(Dataset items)
+--
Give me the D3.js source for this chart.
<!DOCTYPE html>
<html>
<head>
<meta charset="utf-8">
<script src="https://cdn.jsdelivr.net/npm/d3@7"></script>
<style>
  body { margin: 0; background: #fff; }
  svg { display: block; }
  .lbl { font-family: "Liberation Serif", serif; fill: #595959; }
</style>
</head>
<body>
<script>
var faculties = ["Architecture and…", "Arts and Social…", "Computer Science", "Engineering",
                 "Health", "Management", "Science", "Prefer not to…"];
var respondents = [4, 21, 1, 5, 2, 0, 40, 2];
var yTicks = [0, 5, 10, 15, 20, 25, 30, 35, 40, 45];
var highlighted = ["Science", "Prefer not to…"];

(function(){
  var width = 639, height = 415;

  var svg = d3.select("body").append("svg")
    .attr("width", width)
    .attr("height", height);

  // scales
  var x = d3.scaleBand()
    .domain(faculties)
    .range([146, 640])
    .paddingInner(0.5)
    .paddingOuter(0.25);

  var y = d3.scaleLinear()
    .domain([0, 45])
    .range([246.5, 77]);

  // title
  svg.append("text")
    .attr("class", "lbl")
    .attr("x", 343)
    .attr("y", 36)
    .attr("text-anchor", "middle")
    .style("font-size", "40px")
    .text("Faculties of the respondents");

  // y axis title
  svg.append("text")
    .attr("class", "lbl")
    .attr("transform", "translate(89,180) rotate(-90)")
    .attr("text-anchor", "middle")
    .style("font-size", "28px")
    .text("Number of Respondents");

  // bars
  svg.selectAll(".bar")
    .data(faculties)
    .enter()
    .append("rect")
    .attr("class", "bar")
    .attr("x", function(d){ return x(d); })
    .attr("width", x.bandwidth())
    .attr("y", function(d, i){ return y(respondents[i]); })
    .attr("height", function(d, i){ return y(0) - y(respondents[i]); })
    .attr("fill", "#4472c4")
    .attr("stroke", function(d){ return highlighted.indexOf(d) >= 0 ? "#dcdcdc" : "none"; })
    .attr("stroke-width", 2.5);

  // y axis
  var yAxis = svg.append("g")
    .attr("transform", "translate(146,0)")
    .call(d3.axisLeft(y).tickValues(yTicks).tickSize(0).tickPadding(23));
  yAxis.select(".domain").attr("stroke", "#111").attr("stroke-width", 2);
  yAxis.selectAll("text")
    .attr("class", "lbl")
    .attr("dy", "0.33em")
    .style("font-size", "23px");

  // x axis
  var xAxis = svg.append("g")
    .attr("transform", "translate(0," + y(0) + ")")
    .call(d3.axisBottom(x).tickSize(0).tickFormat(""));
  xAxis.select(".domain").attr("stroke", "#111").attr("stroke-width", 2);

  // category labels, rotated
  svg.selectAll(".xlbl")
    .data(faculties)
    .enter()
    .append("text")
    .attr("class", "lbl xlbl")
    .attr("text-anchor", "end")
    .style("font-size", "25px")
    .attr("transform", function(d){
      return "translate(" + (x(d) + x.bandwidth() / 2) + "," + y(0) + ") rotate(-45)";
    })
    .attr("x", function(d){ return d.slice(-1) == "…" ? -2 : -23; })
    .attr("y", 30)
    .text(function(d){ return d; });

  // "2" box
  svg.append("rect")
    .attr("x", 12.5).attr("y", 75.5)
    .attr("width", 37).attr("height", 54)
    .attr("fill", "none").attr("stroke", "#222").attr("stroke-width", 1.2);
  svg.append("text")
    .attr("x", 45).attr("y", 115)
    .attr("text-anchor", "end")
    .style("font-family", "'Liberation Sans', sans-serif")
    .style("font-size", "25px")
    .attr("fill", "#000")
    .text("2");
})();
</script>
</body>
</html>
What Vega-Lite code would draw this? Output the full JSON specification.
+--
*Description of the task:* Output the complete data exactly as written.

*Problem solution:*
Give me the D3.js source for this chart.
<!DOCTYPE html>
<html>
<head>
<meta charset="utf-8">
<script src="https://cdn.jsdelivr.net/npm/d3@7"></script>
<style>
  body { margin: 0; background: #fff; }
  svg { display: block; }
  .lbl { font-family: "Liberation Serif", serif; fill: #595959; }
</style>
</head>
<body>
<script>
var faculties = ["Architecture and…", "Arts and Social…", "Computer Science", "Engineering",
                 "Health", "Management", "Science", "Prefer not to…"];
var respondents = [4, 21, 1, 5, 2, 0, 40, 2];
var yTicks = [0, 5, 10, 15, 20, 25, 30, 35, 40, 45];
var highlighted = ["Science", "Prefer not to…"];

(function(){
  var width = 639, height = 415;

  var svg = d3.select("body").append("svg")
    .attr("width", width)
    .attr("height", height);

  // scales
  var x = d3.scaleBand()
    .domain(faculties)
    .range([146, 640])
    .paddingInner(0.5)
    .paddingOuter(0.25);

  var y = d3.scaleLinear()
    .domain([0, 45])
    .range([246.5, 77]);

  // title
  svg.append("text")
    .attr("class", "lbl")
    .attr("x", 343)
    .attr("y", 36)
    .attr("text-anchor", "middle")
    .style("font-size", "40px")
    .text("Faculties of the respondents");

  // y axis title
  svg.append("text")
    .attr("class", "lbl")
    .attr("transform", "translate(89,180) rotate(-90)")
    .attr("text-anchor", "middle")
    .style("font-size", "28px")
    .text("Number of Respondents");

  // bars
  svg.selectAll(".bar")
    .data(faculties)
    .enter()
    .append("rect")
    .attr("class", "bar")
    .attr("x", function(d){ return x(d); })
    .attr("width", x.bandwidth())
    .attr("y", function(d, i){ return y(respondents[i]); })
    .attr("height", function(d, i){ return y(0) - y(respondents[i]); })
    .attr("fill", "#4472c4")
    .attr("stroke", function(d){ return highlighted.indexOf(d) >= 0 ? "#dcdcdc" : "none"; })
    .attr("stroke-width", 2.5);

  // y axis
  var yAxis = svg.append("g")
    .attr("transform", "translate(146,0)")
    .call(d3.axisLeft(y).tickValues(yTicks).tickSize(0).tickPadding(23));
  yAxis.select(".domain").attr("stroke", "#111").attr("stroke-width", 2);
  yAxis.selectAll("text")
    .attr("class", "lbl")
    .attr("dy", "0.33em")
    .style("font-size", "23px");

  // x axis
  var xAxis = svg.append("g")
    .attr("transform", "translate(0," + y(0) + ")")
    .call(d3.axisBottom(x).tickSize(0).tickFormat(""));
  xAxis.select(".domain").attr("stroke", "#111").attr("stroke-width", 2);

  // category labels, rotated
  svg.selectAll(".xlbl")
    .data(faculties)
    .enter()
    .append("text")
    .attr("class", "lbl xlbl")
    .attr("text-anchor", "end")
    .style("font-size", "25px")
    .attr("transform", function(d){
      return "translate(" + (x(d) + x.bandwidth() / 2) + "," + y(0) + ") rotate(-45)";
    })
    .attr("x", function(d){ return d.slice(-1) == "…" ? -2 : -23; })
    .attr("y", 30)
    .text(function(d){ return d; });

  // "2" box
  svg.append("rect")
    .attr("x", 12.5).attr("y", 75.5)
    .attr("width", 37).attr("height", 54)
    .attr("fill", "none").attr("stroke", "#222").attr("stroke-width", 1.2);
  svg.append("text")
    .attr("x", 45).attr("y", 115)
    .attr("text-anchor", "end")
    .style("font-family", "'Liberation Sans', sans-serif")
    .style("font-size", "25px")
    .attr("fill", "#000")
    .text("2");
})();
</script>
</body>
</html>
What Vega-Lite code would draw this? Output the full JSON specification.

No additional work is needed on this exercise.